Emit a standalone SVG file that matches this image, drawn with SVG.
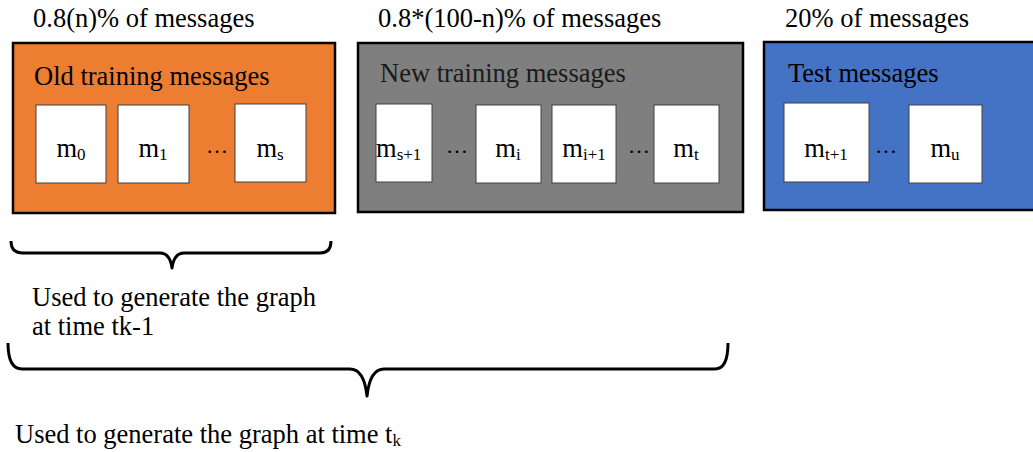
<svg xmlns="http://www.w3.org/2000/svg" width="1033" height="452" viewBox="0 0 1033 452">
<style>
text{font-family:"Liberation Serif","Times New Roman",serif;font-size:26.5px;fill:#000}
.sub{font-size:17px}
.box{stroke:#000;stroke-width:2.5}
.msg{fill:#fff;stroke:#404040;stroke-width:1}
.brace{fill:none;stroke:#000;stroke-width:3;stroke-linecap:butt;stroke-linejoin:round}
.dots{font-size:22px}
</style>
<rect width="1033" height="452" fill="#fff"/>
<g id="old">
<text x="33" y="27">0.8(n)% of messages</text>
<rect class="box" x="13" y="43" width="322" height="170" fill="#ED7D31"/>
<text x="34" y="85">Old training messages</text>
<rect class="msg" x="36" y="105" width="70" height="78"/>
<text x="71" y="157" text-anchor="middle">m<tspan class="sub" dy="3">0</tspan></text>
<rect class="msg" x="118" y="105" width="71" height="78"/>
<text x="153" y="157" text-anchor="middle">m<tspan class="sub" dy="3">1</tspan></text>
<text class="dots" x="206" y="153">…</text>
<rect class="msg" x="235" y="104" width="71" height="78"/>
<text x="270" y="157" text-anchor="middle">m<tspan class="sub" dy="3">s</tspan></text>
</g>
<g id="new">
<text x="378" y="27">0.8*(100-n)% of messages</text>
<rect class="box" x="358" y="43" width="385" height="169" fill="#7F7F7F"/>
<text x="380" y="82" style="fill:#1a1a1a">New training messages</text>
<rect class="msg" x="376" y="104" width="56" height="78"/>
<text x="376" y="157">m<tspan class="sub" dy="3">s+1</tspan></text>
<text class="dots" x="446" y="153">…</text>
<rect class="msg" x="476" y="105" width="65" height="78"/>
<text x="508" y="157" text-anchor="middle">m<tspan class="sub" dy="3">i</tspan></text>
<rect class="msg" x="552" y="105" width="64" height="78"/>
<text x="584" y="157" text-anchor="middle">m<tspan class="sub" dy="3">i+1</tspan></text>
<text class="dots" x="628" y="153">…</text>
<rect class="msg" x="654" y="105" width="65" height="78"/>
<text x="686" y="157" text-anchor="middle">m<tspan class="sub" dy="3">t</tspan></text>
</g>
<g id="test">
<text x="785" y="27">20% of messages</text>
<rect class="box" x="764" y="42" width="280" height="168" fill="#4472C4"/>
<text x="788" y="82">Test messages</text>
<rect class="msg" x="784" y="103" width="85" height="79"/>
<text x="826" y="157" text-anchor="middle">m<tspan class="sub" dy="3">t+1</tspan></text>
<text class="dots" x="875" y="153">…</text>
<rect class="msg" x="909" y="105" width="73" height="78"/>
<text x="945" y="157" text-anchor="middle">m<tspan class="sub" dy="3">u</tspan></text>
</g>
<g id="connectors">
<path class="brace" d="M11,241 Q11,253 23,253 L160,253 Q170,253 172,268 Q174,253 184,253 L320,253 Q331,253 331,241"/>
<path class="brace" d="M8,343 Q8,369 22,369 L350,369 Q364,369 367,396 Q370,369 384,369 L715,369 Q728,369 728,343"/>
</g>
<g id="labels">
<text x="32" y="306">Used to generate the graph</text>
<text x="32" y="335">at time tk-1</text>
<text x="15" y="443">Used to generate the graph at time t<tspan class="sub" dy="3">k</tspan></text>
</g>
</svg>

* * * *

TASK OBJECTIVE: Skip the images and write out the rest of the listing exactly.

TASK RESPONSE:
Emit a standalone SVG file that matches this image, drawn with SVG.
<svg xmlns="http://www.w3.org/2000/svg" width="1033" height="452" viewBox="0 0 1033 452">
<style>
text{font-family:"Liberation Serif","Times New Roman",serif;font-size:26.5px;fill:#000}
.sub{font-size:17px}
.box{stroke:#000;stroke-width:2.5}
.msg{fill:#fff;stroke:#404040;stroke-width:1}
.brace{fill:none;stroke:#000;stroke-width:3;stroke-linecap:butt;stroke-linejoin:round}
.dots{font-size:22px}
</style>
<rect width="1033" height="452" fill="#fff"/>
<g id="old">
<text x="33" y="27">0.8(n)% of messages</text>
<rect class="box" x="13" y="43" width="322" height="170" fill="#ED7D31"/>
<text x="34" y="85">Old training messages</text>
<rect class="msg" x="36" y="105" width="70" height="78"/>
<text x="71" y="157" text-anchor="middle">m<tspan class="sub" dy="3">0</tspan></text>
<rect class="msg" x="118" y="105" width="71" height="78"/>
<text x="153" y="157" text-anchor="middle">m<tspan class="sub" dy="3">1</tspan></text>
<text class="dots" x="206" y="153">…</text>
<rect class="msg" x="235" y="104" width="71" height="78"/>
<text x="270" y="157" text-anchor="middle">m<tspan class="sub" dy="3">s</tspan></text>
</g>
<g id="new">
<text x="378" y="27">0.8*(100-n)% of messages</text>
<rect class="box" x="358" y="43" width="385" height="169" fill="#7F7F7F"/>
<text x="380" y="82" style="fill:#1a1a1a">New training messages</text>
<rect class="msg" x="376" y="104" width="56" height="78"/>
<text x="376" y="157">m<tspan class="sub" dy="3">s+1</tspan></text>
<text class="dots" x="446" y="153">…</text>
<rect class="msg" x="476" y="105" width="65" height="78"/>
<text x="508" y="157" text-anchor="middle">m<tspan class="sub" dy="3">i</tspan></text>
<rect class="msg" x="552" y="105" width="64" height="78"/>
<text x="584" y="157" text-anchor="middle">m<tspan class="sub" dy="3">i+1</tspan></text>
<text class="dots" x="628" y="153">…</text>
<rect class="msg" x="654" y="105" width="65" height="78"/>
<text x="686" y="157" text-anchor="middle">m<tspan class="sub" dy="3">t</tspan></text>
</g>
<g id="test">
<text x="785" y="27">20% of messages</text>
<rect class="box" x="764" y="42" width="280" height="168" fill="#4472C4"/>
<text x="788" y="82">Test messages</text>
<rect class="msg" x="784" y="103" width="85" height="79"/>
<text x="826" y="157" text-anchor="middle">m<tspan class="sub" dy="3">t+1</tspan></text>
<text class="dots" x="875" y="153">…</text>
<rect class="msg" x="909" y="105" width="73" height="78"/>
<text x="945" y="157" text-anchor="middle">m<tspan class="sub" dy="3">u</tspan></text>
</g>
<g id="connectors">
<path class="brace" d="M11,241 Q11,253 23,253 L160,253 Q170,253 172,268 Q174,253 184,253 L320,253 Q331,253 331,241"/>
<path class="brace" d="M8,343 Q8,369 22,369 L350,369 Q364,369 367,396 Q370,369 384,369 L715,369 Q728,369 728,343"/>
</g>
<g id="labels">
<text x="32" y="306">Used to generate the graph</text>
<text x="32" y="335">at time tk-1</text>
<text x="15" y="443">Used to generate the graph at time t<tspan class="sub" dy="3">k</tspan></text>
</g>
</svg>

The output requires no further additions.